Reevaluating copper algaecide dosing to manage water quality: A multiple linear regression approach

Authors: MCDONALD, M - Auburn University; HENNESSEY, A - Auburn University; JOHNSON, P - Auburn University; GLADFELTER, M - Auburn University; MERRILL, K - Auburn University; TENISON, S - Auburn University; GANEGODA, J - Auburn University; HOANG, T - Auburn University; Torbert Iii, Henry; Beck, Benjamin; WILSON, A - Auburn University

Submitted to: Environmental Toxicology and Chemistry
Publication Type: Peer Reviewed Journal
Publication Acceptance Date: 6/26/2025
Publication Date: 9/30/2025
Citation: Mcdonald, M.B., Hennessey, A.V., Johnson, P.P., Gladfelter, M.F., Merrill, K.L., Tenison, S.E., Ganegoda, J.S., Hoang, T.C., Torbert III, H.A., Beck, B.H., Wilson, A.E. 2025. Reevaluating copper algaecide dosing to manage water quality: A multiple linear regression approach. Environmental Toxicology and Chemistry. 44(10):2957-2966. https://doi.org/10.1093/etojnl/vgaf175.
DOI: https://doi.org/10.1093/etojnl/vgaf175

Interpretive Summary: Copper sulfate pentahydrate has been used extensively to control the growth of nuisance algae in freshwater systems for over a hundred years. While the use of copper is well-studied, the dosing methodologies employed are less understood and lack a rigorous scientific basis. This study aimed to develop a predictive multiple linear regression (MLR) model based on basic water quality parameters that can be used to determine an optimal algicidal dose that minimizes non-target effects on the overall aquatic ecosystem.. Results from this experiment show that the MLR derived dose, which contained 60% less copper than the standard dose, resulted in equivalent control of harmful algae (95% reduction). Furthermore, the MLR dose caused less harm to the overall phytoplankton and zooplankton communities than the alkalinity-based dose. These results hold promise in the development of more sustainable water management practices that allow for harmful algal control while also preserving natural ecosystem function.

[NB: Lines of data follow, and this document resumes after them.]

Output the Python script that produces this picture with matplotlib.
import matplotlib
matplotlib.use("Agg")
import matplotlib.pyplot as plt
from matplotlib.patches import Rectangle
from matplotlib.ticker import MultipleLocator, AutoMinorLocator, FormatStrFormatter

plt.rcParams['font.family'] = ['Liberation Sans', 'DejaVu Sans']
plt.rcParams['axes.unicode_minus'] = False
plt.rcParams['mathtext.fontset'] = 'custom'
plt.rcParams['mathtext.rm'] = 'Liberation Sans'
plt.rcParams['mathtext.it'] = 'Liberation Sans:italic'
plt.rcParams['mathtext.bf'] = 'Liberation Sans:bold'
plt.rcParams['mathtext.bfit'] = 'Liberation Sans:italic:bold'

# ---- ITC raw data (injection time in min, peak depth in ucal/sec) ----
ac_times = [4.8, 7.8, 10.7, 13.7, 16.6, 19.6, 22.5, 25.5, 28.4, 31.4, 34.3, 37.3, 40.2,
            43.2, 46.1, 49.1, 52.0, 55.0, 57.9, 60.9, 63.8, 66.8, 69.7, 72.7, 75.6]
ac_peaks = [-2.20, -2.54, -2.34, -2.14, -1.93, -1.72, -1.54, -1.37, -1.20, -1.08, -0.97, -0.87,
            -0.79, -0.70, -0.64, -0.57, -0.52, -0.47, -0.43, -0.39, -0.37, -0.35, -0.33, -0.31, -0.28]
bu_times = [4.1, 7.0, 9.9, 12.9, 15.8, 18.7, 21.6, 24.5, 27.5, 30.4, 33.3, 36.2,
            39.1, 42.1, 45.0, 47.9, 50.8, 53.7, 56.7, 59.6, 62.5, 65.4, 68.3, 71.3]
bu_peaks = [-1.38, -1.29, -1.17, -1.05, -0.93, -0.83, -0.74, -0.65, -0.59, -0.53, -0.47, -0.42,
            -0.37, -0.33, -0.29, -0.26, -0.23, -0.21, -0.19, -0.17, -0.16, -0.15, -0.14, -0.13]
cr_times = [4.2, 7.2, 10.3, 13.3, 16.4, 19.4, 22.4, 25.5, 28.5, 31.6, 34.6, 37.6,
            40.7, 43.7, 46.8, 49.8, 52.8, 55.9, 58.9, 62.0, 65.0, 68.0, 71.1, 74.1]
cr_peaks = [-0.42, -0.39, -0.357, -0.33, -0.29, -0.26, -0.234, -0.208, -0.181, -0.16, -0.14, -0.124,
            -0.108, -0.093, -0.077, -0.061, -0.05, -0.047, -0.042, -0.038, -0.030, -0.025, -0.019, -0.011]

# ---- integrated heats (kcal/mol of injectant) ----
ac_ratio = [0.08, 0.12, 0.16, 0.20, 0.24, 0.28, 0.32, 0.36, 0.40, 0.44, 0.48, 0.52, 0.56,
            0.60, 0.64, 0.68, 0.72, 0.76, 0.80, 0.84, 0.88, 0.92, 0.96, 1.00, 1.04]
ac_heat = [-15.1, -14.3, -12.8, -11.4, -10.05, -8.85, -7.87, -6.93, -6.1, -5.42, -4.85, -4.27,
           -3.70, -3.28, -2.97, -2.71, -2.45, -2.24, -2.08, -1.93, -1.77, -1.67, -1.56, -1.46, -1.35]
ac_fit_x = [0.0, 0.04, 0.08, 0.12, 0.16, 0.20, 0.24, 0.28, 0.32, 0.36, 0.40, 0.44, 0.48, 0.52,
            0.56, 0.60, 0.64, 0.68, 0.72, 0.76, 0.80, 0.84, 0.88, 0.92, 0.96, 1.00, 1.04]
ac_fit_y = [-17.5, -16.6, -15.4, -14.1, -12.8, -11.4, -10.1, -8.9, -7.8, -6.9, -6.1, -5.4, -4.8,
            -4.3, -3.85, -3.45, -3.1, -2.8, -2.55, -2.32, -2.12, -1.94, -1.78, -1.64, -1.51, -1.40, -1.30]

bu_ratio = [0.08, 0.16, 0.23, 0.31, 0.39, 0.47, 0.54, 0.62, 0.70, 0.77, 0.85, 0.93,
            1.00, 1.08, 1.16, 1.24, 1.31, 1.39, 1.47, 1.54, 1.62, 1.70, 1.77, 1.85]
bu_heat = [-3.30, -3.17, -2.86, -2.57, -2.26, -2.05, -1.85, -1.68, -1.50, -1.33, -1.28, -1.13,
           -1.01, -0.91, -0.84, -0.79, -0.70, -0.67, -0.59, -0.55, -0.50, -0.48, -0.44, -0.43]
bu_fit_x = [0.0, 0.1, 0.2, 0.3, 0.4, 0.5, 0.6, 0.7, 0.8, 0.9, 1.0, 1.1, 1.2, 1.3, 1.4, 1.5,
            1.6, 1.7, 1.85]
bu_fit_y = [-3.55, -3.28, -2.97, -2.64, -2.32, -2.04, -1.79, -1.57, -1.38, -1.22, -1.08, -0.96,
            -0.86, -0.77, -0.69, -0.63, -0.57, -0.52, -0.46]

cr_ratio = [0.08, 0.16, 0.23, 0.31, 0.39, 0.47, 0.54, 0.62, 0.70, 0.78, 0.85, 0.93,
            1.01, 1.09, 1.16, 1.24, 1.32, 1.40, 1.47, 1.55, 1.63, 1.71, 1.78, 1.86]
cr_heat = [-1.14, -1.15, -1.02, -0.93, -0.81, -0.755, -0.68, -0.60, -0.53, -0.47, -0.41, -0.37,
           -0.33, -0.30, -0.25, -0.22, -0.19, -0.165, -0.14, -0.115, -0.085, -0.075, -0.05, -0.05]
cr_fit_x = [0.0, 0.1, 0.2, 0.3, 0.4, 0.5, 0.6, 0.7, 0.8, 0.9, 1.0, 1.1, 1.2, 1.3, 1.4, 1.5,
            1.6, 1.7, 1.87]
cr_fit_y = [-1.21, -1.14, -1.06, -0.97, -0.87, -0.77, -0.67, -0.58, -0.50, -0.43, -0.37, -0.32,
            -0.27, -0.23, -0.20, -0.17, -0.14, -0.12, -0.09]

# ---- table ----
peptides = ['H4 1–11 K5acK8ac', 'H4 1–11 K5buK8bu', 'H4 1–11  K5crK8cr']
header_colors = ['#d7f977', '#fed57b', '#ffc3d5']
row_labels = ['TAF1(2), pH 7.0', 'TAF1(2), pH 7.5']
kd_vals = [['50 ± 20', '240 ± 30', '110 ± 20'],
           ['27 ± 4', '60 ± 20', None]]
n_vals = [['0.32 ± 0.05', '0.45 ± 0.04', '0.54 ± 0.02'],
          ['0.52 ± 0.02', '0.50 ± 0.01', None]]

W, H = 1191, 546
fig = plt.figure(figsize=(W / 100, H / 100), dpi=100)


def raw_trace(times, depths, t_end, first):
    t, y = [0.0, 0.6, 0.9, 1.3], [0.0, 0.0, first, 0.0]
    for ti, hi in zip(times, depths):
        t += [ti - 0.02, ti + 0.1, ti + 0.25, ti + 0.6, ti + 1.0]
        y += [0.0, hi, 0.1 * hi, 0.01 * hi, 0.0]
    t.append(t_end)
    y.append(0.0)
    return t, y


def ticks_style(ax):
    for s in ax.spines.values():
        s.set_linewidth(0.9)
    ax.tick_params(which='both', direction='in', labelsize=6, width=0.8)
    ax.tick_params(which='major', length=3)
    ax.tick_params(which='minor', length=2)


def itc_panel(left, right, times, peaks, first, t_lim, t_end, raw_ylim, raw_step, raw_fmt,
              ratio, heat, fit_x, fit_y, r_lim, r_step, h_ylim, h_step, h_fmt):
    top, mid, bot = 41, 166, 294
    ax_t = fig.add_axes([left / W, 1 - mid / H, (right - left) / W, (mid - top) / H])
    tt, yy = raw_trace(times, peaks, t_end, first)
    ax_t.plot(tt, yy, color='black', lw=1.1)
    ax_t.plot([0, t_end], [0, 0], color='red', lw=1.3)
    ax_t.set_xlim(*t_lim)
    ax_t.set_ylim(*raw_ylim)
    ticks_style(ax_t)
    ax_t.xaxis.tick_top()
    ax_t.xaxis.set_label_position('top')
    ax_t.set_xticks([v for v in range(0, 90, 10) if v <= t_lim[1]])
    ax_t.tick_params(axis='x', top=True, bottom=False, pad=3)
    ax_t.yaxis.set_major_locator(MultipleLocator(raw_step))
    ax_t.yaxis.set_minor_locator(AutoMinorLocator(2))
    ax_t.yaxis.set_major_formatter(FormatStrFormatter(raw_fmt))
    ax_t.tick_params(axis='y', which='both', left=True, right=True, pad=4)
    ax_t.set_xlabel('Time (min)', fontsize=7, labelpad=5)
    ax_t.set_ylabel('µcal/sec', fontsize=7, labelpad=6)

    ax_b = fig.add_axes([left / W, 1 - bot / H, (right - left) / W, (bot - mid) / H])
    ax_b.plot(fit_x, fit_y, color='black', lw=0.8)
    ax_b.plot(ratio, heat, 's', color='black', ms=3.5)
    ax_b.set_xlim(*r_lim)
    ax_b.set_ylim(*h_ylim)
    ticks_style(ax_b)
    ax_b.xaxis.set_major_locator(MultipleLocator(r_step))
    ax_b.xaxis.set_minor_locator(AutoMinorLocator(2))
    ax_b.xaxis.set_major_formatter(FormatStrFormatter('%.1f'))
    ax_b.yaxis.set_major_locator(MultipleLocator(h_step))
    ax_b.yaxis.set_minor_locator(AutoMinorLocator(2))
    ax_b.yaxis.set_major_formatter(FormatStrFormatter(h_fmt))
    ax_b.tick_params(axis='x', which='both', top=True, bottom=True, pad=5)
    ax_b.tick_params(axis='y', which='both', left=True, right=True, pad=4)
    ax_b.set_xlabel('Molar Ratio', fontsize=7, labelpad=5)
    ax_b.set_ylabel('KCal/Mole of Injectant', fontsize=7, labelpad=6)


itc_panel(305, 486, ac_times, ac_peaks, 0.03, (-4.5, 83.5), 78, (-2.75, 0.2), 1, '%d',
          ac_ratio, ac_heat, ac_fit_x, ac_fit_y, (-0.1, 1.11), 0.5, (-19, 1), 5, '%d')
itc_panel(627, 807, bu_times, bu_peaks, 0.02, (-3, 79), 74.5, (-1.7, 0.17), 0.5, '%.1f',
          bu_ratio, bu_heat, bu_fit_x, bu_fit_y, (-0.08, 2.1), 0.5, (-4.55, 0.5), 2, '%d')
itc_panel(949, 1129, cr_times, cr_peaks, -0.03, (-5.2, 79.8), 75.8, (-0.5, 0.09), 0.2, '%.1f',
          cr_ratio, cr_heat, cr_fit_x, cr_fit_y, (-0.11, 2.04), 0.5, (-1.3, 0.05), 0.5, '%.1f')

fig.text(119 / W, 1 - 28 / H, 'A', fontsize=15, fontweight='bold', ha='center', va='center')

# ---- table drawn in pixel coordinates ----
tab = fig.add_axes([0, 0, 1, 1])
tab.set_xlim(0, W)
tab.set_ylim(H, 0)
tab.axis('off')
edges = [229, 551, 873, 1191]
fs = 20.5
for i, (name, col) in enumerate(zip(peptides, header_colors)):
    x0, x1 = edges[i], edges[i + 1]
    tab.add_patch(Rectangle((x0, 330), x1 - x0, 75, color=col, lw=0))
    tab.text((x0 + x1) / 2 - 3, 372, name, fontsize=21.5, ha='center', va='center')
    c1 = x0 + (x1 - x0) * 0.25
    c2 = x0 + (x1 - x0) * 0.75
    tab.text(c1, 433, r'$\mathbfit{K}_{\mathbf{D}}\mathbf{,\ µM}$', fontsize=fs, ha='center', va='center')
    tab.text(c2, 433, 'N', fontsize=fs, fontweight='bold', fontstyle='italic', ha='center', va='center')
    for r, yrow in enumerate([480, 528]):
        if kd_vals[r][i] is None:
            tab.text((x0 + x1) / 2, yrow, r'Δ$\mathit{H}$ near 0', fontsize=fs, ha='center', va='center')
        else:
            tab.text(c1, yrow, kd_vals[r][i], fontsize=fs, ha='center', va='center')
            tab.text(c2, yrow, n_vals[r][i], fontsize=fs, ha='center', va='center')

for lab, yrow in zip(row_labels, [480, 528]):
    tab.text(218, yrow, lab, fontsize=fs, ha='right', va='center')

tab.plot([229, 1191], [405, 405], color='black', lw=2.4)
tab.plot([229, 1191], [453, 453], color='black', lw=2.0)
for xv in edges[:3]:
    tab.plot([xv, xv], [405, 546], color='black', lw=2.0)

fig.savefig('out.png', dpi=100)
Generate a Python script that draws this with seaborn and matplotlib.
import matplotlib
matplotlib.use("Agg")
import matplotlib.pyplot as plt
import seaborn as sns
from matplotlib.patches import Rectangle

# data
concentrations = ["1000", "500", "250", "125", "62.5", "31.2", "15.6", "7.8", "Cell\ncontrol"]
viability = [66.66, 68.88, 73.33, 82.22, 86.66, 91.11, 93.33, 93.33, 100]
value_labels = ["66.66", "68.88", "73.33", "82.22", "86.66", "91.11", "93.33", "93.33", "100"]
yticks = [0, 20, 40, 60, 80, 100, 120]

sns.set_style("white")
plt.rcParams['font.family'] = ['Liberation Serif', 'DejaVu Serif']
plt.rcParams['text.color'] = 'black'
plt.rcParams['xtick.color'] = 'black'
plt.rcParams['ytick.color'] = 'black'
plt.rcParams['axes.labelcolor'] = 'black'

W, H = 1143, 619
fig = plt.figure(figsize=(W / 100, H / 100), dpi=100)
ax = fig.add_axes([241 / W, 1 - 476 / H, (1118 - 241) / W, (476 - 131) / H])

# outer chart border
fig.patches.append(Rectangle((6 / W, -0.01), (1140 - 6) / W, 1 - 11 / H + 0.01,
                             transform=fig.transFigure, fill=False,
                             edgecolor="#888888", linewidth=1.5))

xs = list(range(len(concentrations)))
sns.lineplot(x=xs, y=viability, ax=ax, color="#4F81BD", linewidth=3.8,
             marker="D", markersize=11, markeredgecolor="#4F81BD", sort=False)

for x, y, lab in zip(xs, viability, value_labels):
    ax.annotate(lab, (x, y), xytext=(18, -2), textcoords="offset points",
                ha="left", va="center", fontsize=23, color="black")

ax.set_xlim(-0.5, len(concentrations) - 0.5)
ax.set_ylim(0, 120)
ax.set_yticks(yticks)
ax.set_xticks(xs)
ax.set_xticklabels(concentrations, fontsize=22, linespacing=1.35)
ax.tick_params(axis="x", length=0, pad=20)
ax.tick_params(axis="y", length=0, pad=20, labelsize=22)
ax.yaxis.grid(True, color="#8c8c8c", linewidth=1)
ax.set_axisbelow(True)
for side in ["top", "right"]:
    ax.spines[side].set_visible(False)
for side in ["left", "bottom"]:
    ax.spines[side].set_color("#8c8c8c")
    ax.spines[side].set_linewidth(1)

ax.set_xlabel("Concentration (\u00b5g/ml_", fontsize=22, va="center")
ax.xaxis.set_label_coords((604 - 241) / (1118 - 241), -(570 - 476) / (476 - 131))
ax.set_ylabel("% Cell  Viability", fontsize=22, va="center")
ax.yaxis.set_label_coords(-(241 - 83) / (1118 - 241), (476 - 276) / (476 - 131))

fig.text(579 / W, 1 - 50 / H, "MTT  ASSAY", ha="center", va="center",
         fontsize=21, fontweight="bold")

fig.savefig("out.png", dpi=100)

Technical Abstract: Copper sulfate pentahydrate has been used extensively to control the growth of nuisance algae in freshwater systems for over a hundred years. While the use of copper is well-studied, the dosing methodologies employed are less understood and lack a rigorous scientific basis. This study aimed to develop a predictive multiple linear regression (MLR) model based on basic water quality parameters that can be used to determine an optimal algicidal dose that minimizes non-target effects on the overall aquatic ecosystem. This model was developed from a series of comprehensive controlled laboratory bioassays relating key water quality parameters such as pH, hardness, alkalinity and dissolved organic carbon (DOC) to algal copper toxicity. These bioassays demonstrated that DOC and pH were the most important predictors of algal toxicity (R2 = 0.813, P < 0.0001). Subsequently, a field-based application of the novel MLR derived dose was conducted using a replicated, 28-day experiment in an active aquaculture pond. Results from this experiment show that the MLR derived dose, which contained 60% less copper than the standard dose, resulted in equivalent control of harmful algae (95% reduction). Furthermore, the MLR dose caused less harm to the overall phytoplankton and zooplankton communities than the alkalinity-based dose. These results hold promise in the development of more sustainable water management practices that allow for harmful algal control while also preserving natural ecosystem function.